**Written task:**
Repeat all of the material below exactly as written, images excluded.

--- Stored data ---

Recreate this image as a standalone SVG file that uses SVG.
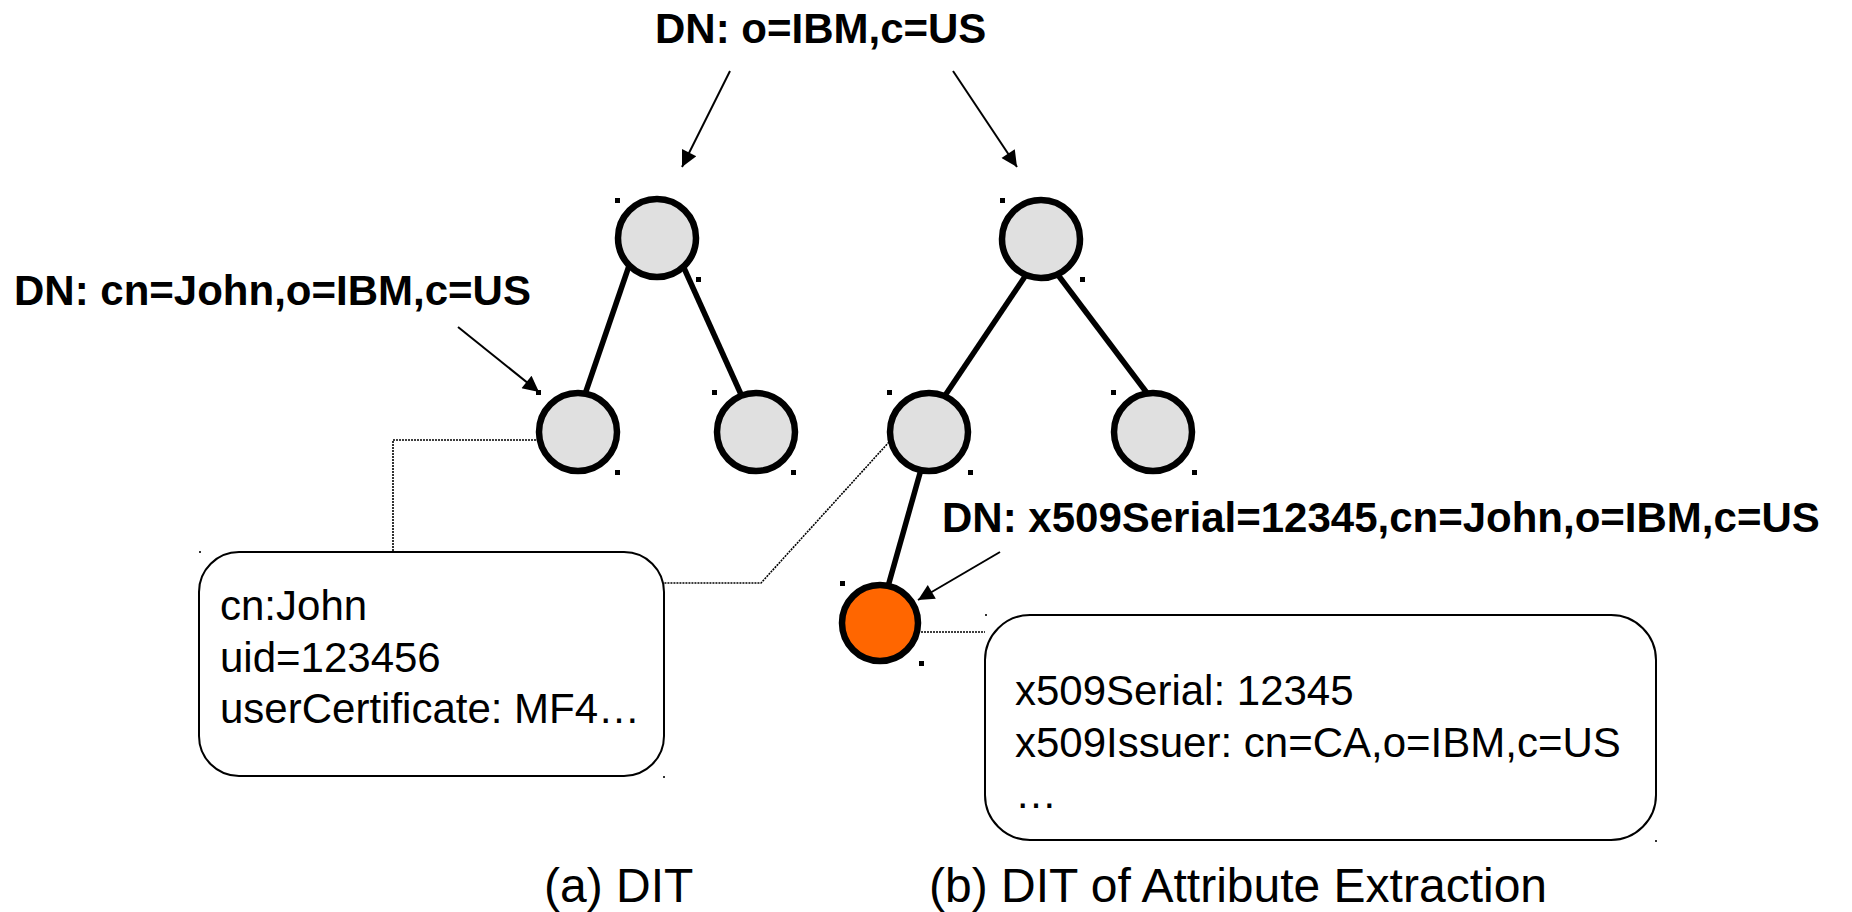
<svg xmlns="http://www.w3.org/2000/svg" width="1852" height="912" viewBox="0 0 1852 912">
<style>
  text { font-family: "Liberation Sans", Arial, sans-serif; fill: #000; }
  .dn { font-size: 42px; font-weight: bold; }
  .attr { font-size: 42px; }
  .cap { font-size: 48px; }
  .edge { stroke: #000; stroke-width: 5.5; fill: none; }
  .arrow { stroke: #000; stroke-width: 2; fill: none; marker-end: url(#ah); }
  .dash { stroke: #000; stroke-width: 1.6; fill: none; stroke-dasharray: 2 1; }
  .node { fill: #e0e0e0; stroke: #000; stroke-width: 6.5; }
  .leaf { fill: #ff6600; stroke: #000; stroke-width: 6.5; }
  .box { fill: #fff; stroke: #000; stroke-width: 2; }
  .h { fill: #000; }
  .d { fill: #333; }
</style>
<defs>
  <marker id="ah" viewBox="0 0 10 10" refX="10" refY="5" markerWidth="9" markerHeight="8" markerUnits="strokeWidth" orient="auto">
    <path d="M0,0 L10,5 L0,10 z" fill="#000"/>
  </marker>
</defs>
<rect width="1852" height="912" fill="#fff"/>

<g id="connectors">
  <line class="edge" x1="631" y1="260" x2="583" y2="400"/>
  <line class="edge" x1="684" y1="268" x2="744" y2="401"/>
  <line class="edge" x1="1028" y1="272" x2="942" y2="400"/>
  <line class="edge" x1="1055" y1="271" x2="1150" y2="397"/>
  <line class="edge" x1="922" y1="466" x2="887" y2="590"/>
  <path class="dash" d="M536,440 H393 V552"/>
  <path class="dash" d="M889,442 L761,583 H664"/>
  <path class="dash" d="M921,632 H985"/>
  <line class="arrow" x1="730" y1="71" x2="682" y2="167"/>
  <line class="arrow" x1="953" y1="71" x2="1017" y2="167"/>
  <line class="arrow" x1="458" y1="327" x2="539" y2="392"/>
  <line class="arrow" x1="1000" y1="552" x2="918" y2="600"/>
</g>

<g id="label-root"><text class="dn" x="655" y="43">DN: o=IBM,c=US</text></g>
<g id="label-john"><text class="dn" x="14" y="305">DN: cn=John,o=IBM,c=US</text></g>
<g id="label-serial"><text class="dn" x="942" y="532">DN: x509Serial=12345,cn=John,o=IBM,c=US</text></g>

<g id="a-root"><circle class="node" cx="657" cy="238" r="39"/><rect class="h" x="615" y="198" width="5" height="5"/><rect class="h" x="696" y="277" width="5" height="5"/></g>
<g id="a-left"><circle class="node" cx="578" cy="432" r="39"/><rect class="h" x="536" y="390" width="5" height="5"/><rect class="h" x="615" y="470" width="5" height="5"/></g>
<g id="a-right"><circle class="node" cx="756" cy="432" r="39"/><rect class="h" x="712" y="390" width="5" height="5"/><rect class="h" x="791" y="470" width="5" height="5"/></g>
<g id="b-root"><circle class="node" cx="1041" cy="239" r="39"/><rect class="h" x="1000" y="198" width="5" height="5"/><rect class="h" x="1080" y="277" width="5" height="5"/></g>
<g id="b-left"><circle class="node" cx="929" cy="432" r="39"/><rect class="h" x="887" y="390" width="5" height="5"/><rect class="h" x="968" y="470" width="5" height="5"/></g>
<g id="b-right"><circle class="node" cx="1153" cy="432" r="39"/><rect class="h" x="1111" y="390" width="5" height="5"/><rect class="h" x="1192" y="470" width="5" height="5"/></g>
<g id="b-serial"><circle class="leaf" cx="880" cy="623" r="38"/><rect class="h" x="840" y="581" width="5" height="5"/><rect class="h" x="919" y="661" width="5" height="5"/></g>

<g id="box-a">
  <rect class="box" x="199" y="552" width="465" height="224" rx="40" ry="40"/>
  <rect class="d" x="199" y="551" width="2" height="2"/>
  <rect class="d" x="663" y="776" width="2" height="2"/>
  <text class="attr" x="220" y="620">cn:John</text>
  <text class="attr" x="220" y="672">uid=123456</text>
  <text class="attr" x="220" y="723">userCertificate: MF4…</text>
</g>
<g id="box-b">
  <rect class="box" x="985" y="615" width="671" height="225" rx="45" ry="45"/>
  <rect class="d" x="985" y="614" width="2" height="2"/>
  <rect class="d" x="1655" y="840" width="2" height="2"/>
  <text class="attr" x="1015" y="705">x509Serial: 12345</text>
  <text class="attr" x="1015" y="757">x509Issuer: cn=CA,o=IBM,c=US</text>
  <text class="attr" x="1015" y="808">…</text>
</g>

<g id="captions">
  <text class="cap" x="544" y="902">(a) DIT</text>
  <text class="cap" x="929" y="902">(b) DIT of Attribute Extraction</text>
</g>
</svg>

---

**Result of the exercise:**
Recreate this image as a standalone SVG file that uses SVG.
<svg xmlns="http://www.w3.org/2000/svg" width="1852" height="912" viewBox="0 0 1852 912">
<style>
  text { font-family: "Liberation Sans", Arial, sans-serif; fill: #000; }
  .dn { font-size: 42px; font-weight: bold; }
  .attr { font-size: 42px; }
  .cap { font-size: 48px; }
  .edge { stroke: #000; stroke-width: 5.5; fill: none; }
  .arrow { stroke: #000; stroke-width: 2; fill: none; marker-end: url(#ah); }
  .dash { stroke: #000; stroke-width: 1.6; fill: none; stroke-dasharray: 2 1; }
  .node { fill: #e0e0e0; stroke: #000; stroke-width: 6.5; }
  .leaf { fill: #ff6600; stroke: #000; stroke-width: 6.5; }
  .box { fill: #fff; stroke: #000; stroke-width: 2; }
  .h { fill: #000; }
  .d { fill: #333; }
</style>
<defs>
  <marker id="ah" viewBox="0 0 10 10" refX="10" refY="5" markerWidth="9" markerHeight="8" markerUnits="strokeWidth" orient="auto">
    <path d="M0,0 L10,5 L0,10 z" fill="#000"/>
  </marker>
</defs>
<rect width="1852" height="912" fill="#fff"/>

<g id="connectors">
  <line class="edge" x1="631" y1="260" x2="583" y2="400"/>
  <line class="edge" x1="684" y1="268" x2="744" y2="401"/>
  <line class="edge" x1="1028" y1="272" x2="942" y2="400"/>
  <line class="edge" x1="1055" y1="271" x2="1150" y2="397"/>
  <line class="edge" x1="922" y1="466" x2="887" y2="590"/>
  <path class="dash" d="M536,440 H393 V552"/>
  <path class="dash" d="M889,442 L761,583 H664"/>
  <path class="dash" d="M921,632 H985"/>
  <line class="arrow" x1="730" y1="71" x2="682" y2="167"/>
  <line class="arrow" x1="953" y1="71" x2="1017" y2="167"/>
  <line class="arrow" x1="458" y1="327" x2="539" y2="392"/>
  <line class="arrow" x1="1000" y1="552" x2="918" y2="600"/>
</g>

<g id="label-root"><text class="dn" x="655" y="43">DN: o=IBM,c=US</text></g>
<g id="label-john"><text class="dn" x="14" y="305">DN: cn=John,o=IBM,c=US</text></g>
<g id="label-serial"><text class="dn" x="942" y="532">DN: x509Serial=12345,cn=John,o=IBM,c=US</text></g>

<g id="a-root"><circle class="node" cx="657" cy="238" r="39"/><rect class="h" x="615" y="198" width="5" height="5"/><rect class="h" x="696" y="277" width="5" height="5"/></g>
<g id="a-left"><circle class="node" cx="578" cy="432" r="39"/><rect class="h" x="536" y="390" width="5" height="5"/><rect class="h" x="615" y="470" width="5" height="5"/></g>
<g id="a-right"><circle class="node" cx="756" cy="432" r="39"/><rect class="h" x="712" y="390" width="5" height="5"/><rect class="h" x="791" y="470" width="5" height="5"/></g>
<g id="b-root"><circle class="node" cx="1041" cy="239" r="39"/><rect class="h" x="1000" y="198" width="5" height="5"/><rect class="h" x="1080" y="277" width="5" height="5"/></g>
<g id="b-left"><circle class="node" cx="929" cy="432" r="39"/><rect class="h" x="887" y="390" width="5" height="5"/><rect class="h" x="968" y="470" width="5" height="5"/></g>
<g id="b-right"><circle class="node" cx="1153" cy="432" r="39"/><rect class="h" x="1111" y="390" width="5" height="5"/><rect class="h" x="1192" y="470" width="5" height="5"/></g>
<g id="b-serial"><circle class="leaf" cx="880" cy="623" r="38"/><rect class="h" x="840" y="581" width="5" height="5"/><rect class="h" x="919" y="661" width="5" height="5"/></g>

<g id="box-a">
  <rect class="box" x="199" y="552" width="465" height="224" rx="40" ry="40"/>
  <rect class="d" x="199" y="551" width="2" height="2"/>
  <rect class="d" x="663" y="776" width="2" height="2"/>
  <text class="attr" x="220" y="620">cn:John</text>
  <text class="attr" x="220" y="672">uid=123456</text>
  <text class="attr" x="220" y="723">userCertificate: MF4…</text>
</g>
<g id="box-b">
  <rect class="box" x="985" y="615" width="671" height="225" rx="45" ry="45"/>
  <rect class="d" x="985" y="614" width="2" height="2"/>
  <rect class="d" x="1655" y="840" width="2" height="2"/>
  <text class="attr" x="1015" y="705">x509Serial: 12345</text>
  <text class="attr" x="1015" y="757">x509Issuer: cn=CA,o=IBM,c=US</text>
  <text class="attr" x="1015" y="808">…</text>
</g>

<g id="captions">
  <text class="cap" x="544" y="902">(a) DIT</text>
  <text class="cap" x="929" y="902">(b) DIT of Attribute Extraction</text>
</g>
</svg>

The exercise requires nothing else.